If you can’t visit the museum, more than 50,000 works of art are available to view online and download. These are public domain, which means that all rights are waived and you can basically do anything you want with them. It’s a continuation of the belief that art is for everyone.

At the east end of the museum you can see the original entrance to the Chicago Stock Exchange, which was designed by Louis Sullivan.

Art Institute of Chicago Admission

General admission to the museum is $25 for adults and $19 for students, teens, and seniors. Children under 14 years old are free.

Chicago residents receive a discounted price of $20, and Illinois residents pay $22. Thursday evenings are free for Illinois residents from 5pm to 8pm. 

Click here to get admission to the Art Institute of Chicago

Art Institute of Chicago Free Days

November 29–December 17, 2021, and January 3–March 17, 2022 the Art Institute of Chicago is free Mondays, Thursdays, and Fridays.

Free admission days require tickets and you must reserve them in advance.

To reserve your free ticket to the Art Institute, choose General Admission. On the next page you’ll be prompted to enter your zip code. Your credit card will be used to confirm your zip code at check out.

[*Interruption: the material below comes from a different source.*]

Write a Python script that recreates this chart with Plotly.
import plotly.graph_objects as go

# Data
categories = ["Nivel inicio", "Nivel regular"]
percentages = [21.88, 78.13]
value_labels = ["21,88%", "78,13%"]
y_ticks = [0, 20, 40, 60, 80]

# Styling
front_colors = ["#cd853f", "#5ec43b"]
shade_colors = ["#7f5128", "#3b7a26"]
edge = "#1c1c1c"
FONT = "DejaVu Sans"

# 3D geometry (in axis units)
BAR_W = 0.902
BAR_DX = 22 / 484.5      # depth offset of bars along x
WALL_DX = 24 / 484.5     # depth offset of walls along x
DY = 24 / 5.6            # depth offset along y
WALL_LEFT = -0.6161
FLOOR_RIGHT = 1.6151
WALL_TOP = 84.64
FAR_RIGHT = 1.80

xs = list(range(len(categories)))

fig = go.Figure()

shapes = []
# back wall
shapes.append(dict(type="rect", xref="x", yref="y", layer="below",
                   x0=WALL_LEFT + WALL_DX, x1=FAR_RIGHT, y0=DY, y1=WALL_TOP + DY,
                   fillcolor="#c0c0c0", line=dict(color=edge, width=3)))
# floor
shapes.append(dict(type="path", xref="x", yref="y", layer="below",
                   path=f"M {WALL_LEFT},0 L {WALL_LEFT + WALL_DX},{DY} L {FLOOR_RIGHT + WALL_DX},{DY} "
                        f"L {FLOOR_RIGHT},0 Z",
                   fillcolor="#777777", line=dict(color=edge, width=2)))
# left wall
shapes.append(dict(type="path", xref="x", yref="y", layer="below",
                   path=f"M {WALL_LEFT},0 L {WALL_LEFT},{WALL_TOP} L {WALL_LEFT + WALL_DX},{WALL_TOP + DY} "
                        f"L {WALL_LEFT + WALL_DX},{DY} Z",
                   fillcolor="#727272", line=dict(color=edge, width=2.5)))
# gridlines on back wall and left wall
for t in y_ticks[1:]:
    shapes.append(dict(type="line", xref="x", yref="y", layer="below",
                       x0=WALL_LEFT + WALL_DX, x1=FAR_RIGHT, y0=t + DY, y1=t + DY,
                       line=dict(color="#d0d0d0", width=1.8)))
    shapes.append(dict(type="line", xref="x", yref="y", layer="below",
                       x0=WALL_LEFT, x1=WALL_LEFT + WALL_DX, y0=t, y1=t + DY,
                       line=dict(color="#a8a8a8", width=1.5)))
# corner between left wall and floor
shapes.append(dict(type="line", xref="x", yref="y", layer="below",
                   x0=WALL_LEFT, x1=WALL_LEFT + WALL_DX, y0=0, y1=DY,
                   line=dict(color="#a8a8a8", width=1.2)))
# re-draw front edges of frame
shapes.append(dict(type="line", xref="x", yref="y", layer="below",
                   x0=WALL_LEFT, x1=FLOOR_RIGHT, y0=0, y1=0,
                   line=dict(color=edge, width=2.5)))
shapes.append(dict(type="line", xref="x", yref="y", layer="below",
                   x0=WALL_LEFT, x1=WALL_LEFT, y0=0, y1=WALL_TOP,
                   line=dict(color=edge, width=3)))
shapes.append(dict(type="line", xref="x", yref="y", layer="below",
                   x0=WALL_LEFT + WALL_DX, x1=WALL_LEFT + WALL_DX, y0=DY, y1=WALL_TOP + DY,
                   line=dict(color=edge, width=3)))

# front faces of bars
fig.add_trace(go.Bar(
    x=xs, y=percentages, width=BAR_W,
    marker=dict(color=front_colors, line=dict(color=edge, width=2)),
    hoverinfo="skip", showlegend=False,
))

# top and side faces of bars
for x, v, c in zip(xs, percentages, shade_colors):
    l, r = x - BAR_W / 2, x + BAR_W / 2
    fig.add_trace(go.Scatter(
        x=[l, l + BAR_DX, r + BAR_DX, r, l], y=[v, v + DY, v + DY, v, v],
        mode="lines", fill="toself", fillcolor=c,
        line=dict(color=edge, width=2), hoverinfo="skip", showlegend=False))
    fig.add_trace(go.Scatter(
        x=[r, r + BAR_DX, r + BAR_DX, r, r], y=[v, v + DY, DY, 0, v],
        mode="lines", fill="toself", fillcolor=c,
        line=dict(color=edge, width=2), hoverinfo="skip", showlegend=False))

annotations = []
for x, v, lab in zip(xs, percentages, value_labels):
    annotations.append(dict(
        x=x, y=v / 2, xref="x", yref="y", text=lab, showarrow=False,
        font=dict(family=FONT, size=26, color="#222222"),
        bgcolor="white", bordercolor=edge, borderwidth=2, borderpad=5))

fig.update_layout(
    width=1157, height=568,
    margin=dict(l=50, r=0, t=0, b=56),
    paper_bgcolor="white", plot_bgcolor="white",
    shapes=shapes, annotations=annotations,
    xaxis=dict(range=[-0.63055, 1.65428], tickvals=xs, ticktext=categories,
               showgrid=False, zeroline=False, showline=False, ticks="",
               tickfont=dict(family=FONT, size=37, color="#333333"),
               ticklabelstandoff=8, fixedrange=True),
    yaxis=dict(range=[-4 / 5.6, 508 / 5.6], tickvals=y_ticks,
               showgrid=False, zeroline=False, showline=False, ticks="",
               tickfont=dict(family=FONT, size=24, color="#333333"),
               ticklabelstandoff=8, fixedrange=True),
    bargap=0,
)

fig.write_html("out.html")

Free days at the Art Institute of Chicago:

  • November 29
  • December 2, 3, 6, 9, 10, 13, 16, 17
  • January 3, 6, 7, 10, 13, 14, 17, 20, 21, 24, 27, 28, 31
  • February 3, 4, 7, 10, 11, 14, 17, 18, 21, 24, 25, 28
  • March 3, 4, 7, 10, 11, 14, 17

The Art Institute of Chicago is currently free for the following groups:

  • Kids under 14
  • Chicago teens under 18
  • Students who attend one of our University Partner schools
  • LINK and WIC cardholders
  • Illinois educators, including pre-K–12 teachers, teaching artists working in schools, and homeschool parents
  • Active-duty military free every day. Active-duty military families are free from Armed Forces Day through Labor Day
  • Kids Museum Passport: individuals with a Chicago Public Library card can check out a pass for free general admission to the Art Institute.
  • Bank of America or Merrill Lynch credit or debit cardholders receive free general admission to the museum on the first full weekend of each month
  • Sotheby’s Preferred cardholders and up to three guests receive complimentary general and special exhibition admission
  • The Cultivist members and up to three guests receive free general and special exhibition admission

If none of these apply to you: Get a fast pass to the Art Institute of Chicago.

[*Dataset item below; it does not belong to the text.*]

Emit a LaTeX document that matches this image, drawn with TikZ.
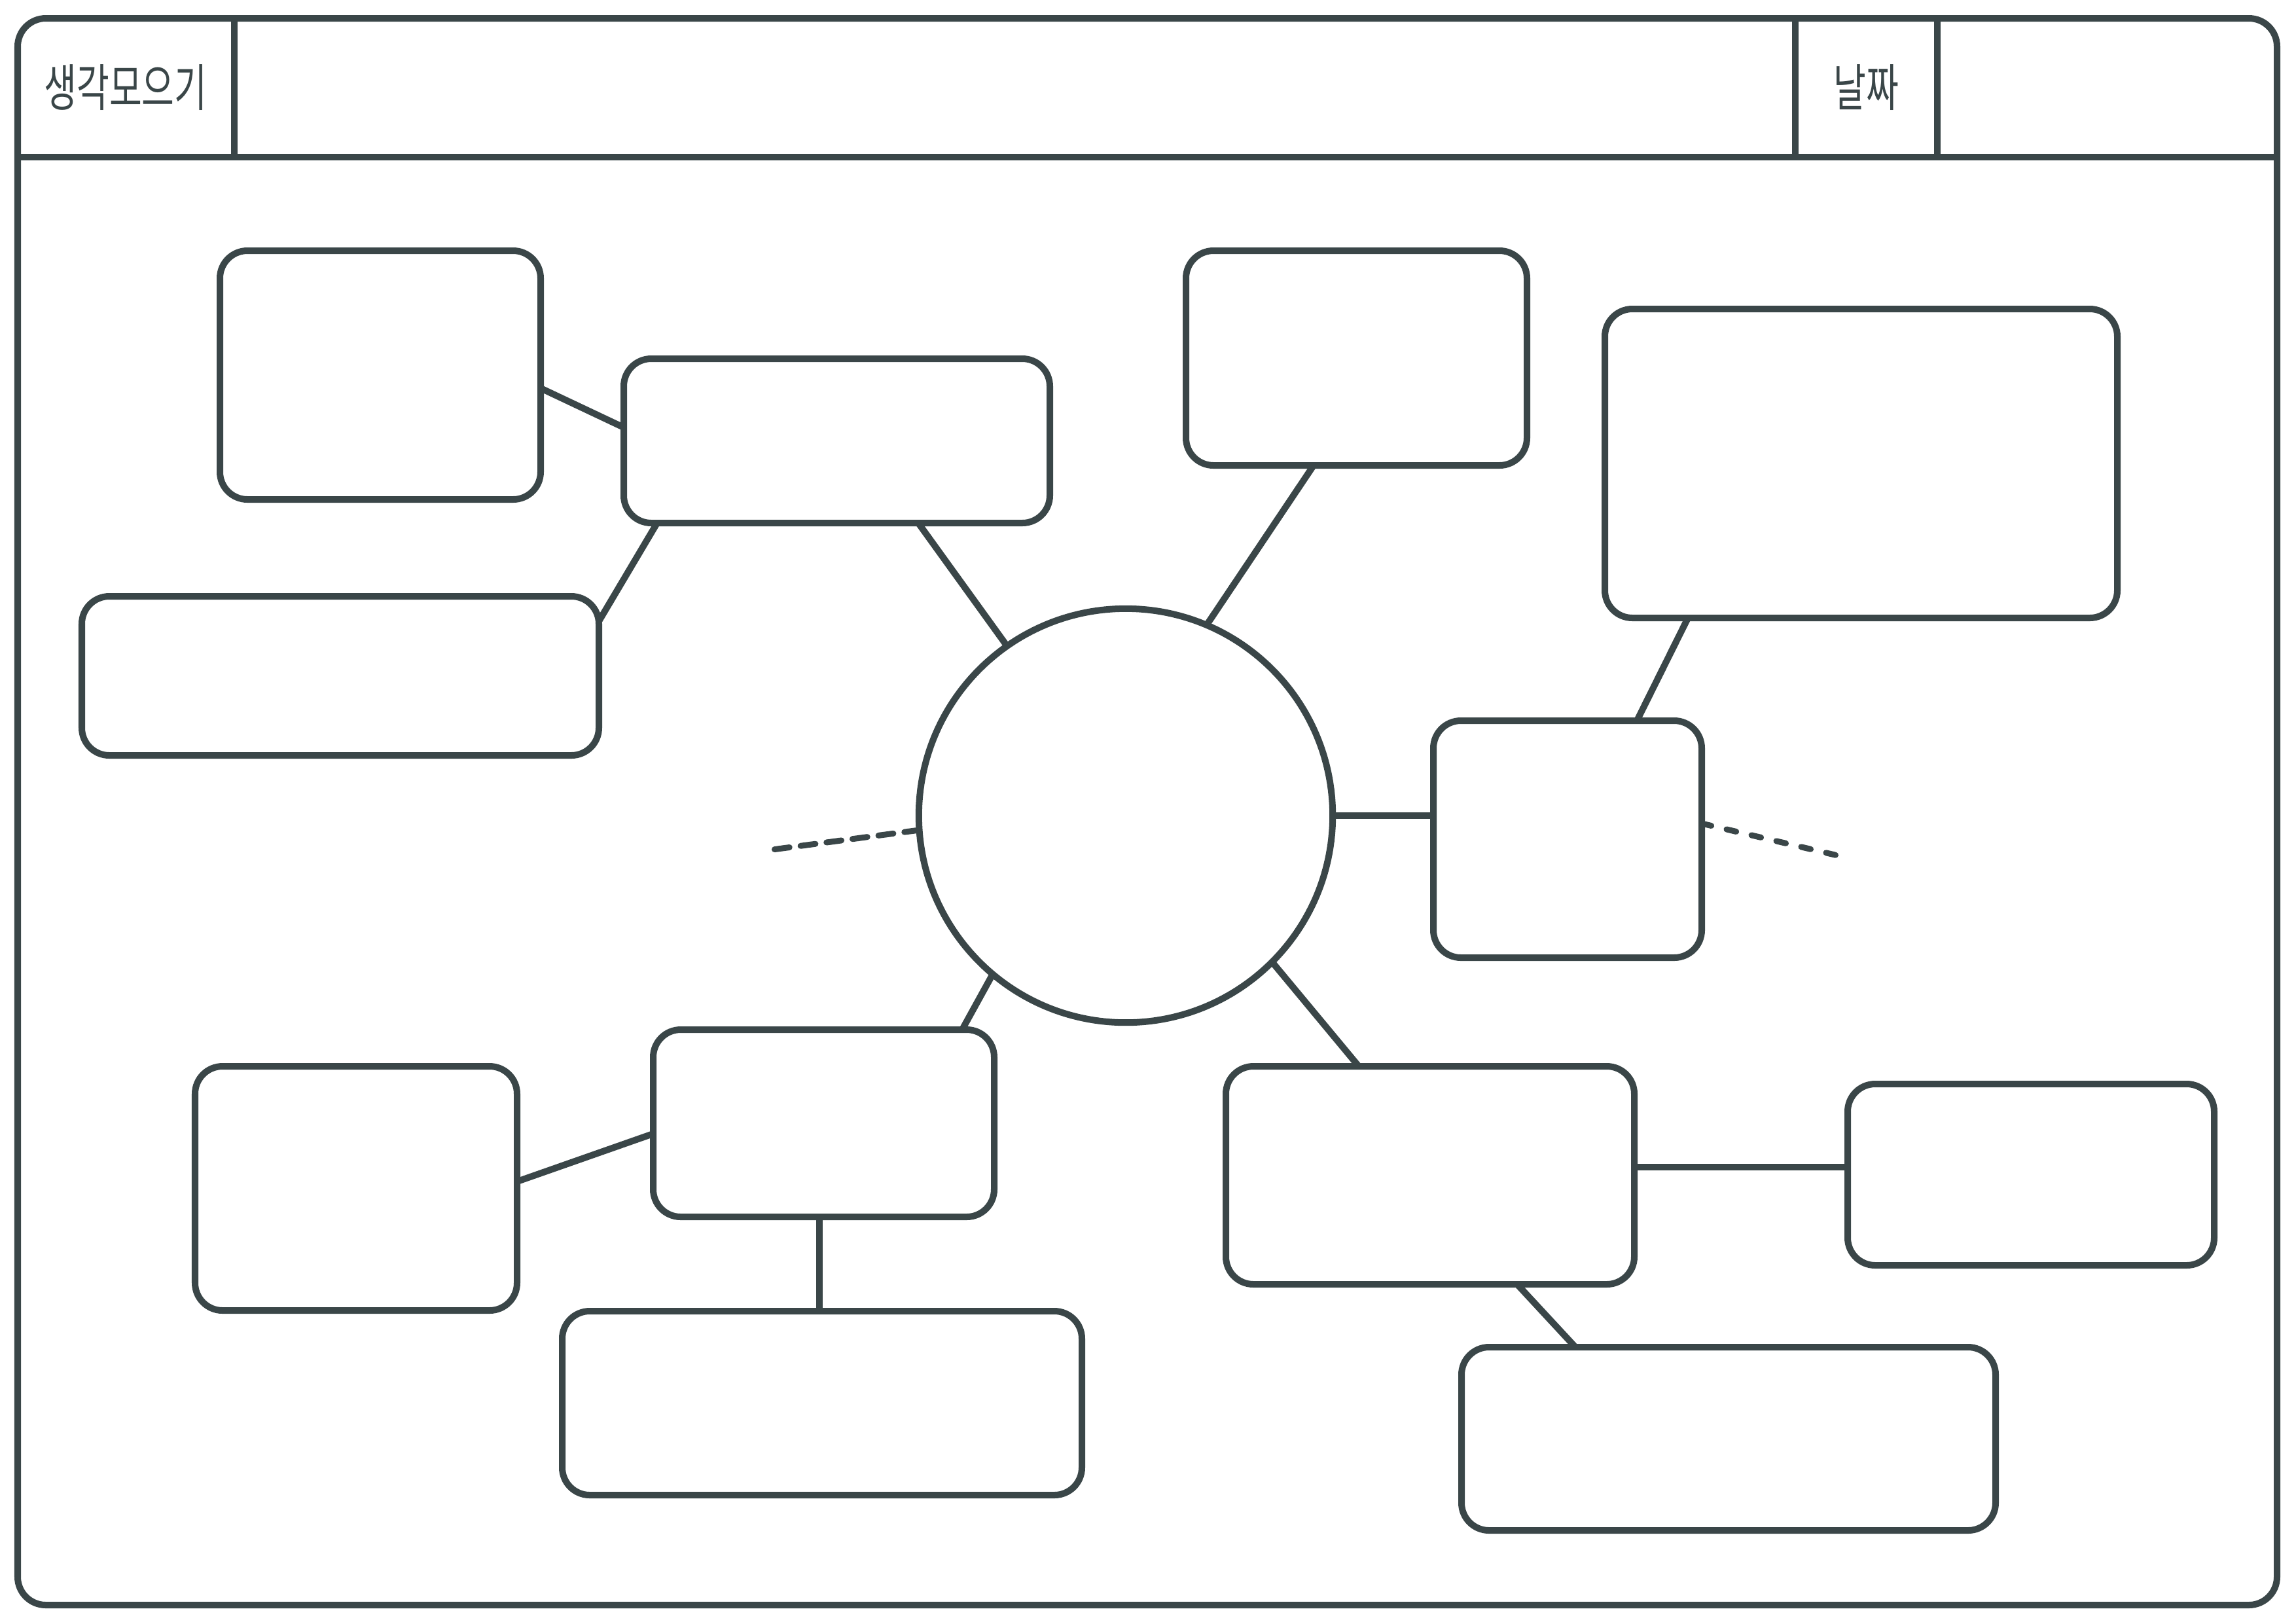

Related: Free days at Chicago museums

Art Institute of Chicago Hours

The museum is open Thursdays through Mondays from 11am to 6pm. Members have access from 10am to 11am on those days.

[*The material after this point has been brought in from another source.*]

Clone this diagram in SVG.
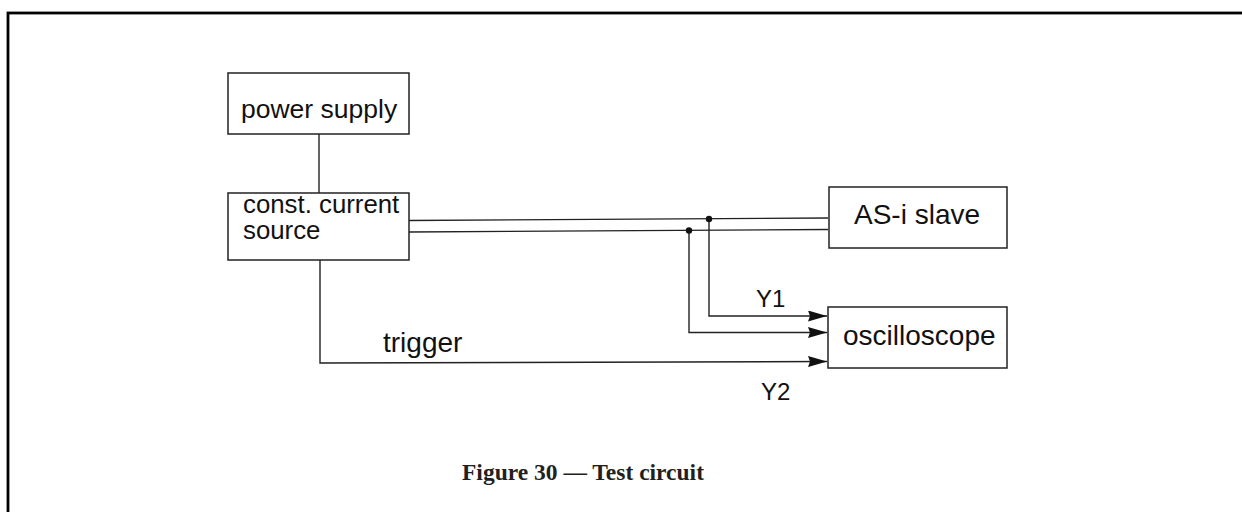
<svg xmlns="http://www.w3.org/2000/svg" width="1242" height="512" viewBox="0 0 1242 512">
<style>
.frame{fill:none;stroke:#000;stroke-width:2.8}
.box{fill:#fff;stroke:#222;stroke-width:1.5}
.w{fill:none;stroke:#222;stroke-width:1.4}
.lbl{font-family:"Liberation Sans",Arial,sans-serif;fill:#111}
.cap{font-family:"Liberation Serif","Times New Roman",serif;font-weight:bold;font-size:23.5px;fill:#231f20}
</style>
<defs>
<marker id="arr" viewBox="0 0 19 11" refX="19" refY="5.5" markerWidth="19" markerHeight="11" markerUnits="userSpaceOnUse" orient="auto">
<path d="M0,0 L19,5.5 L0,11 L2,5.5 Z" fill="#111"/>
</marker>
</defs>
<rect class="frame" x="8" y="13" width="1250" height="520"/>
<g id="connectors">
<line class="w" x1="319" y1="134" x2="319" y2="193"/>
<path class="w" d="M409,220.5 L828,218"/>
<path class="w" d="M409,232 L828,229.5"/>
<path class="w" d="M709,219 L709,316 L827,316" marker-end="url(#arr)"/>
<path class="w" d="M689,230 L689,332.5 L827,332.5" marker-end="url(#arr)"/>
<path class="w" d="M320,260 L320,363 L827,361.5" marker-end="url(#arr)"/>
<circle cx="709" cy="219" r="3.2" fill="#111"/>
<circle cx="689" cy="230.5" r="3.2" fill="#111"/>
</g>
<g id="power-supply">
<rect class="box" x="228" y="73" width="181" height="61"/>
<text class="lbl" x="241" y="118" font-size="26.5">power supply</text>
</g>
<g id="const-current-source">
<rect class="box" x="228" y="193" width="181" height="67"/>
<text class="lbl" x="243" y="213" font-size="25.8">const. current</text>
<text class="lbl" x="243" y="239" font-size="25.8">source</text>
</g>
<g id="as-i-slave">
<rect class="box" x="829" y="187" width="178" height="61"/>
<text class="lbl" x="854" y="224" font-size="28">AS-i slave</text>
</g>
<g id="oscilloscope">
<rect class="box" x="828" y="307" width="179" height="61"/>
<text class="lbl" x="843" y="345" font-size="28">oscilloscope</text>
</g>
<g id="labels">
<text class="lbl" x="383" y="352" font-size="28">trigger</text>
<text class="lbl" x="756" y="307" font-size="24">Y1</text>
<text class="lbl" x="761" y="400" font-size="24">Y2</text>
</g>
<text class="cap" x="462" y="480">Figure 30 — Test circuit</text>
</svg>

Closed Thanksgiving, Christmas, and New Year’s Day.

Please note that starting January 2, 2022, the museum will close at 5 p.m.

Art Institute of Chicago; 111 South Michigan Ave, Chicago, IL  60603, artic.edu

Getting to the Art Institute

Located at Adams and Michigan, the Art Institute of Chicago is accessible from nearly every train line as well as several buses. Nearby parking is available in the Millennium Garages. Find discounted parking with SpotHero:

The Art Institute of Chicago not only houses treasures, it is one of Chicago’s finest treasures. Its continued excellence and growth secures its place as one of the premiere art museums in the world.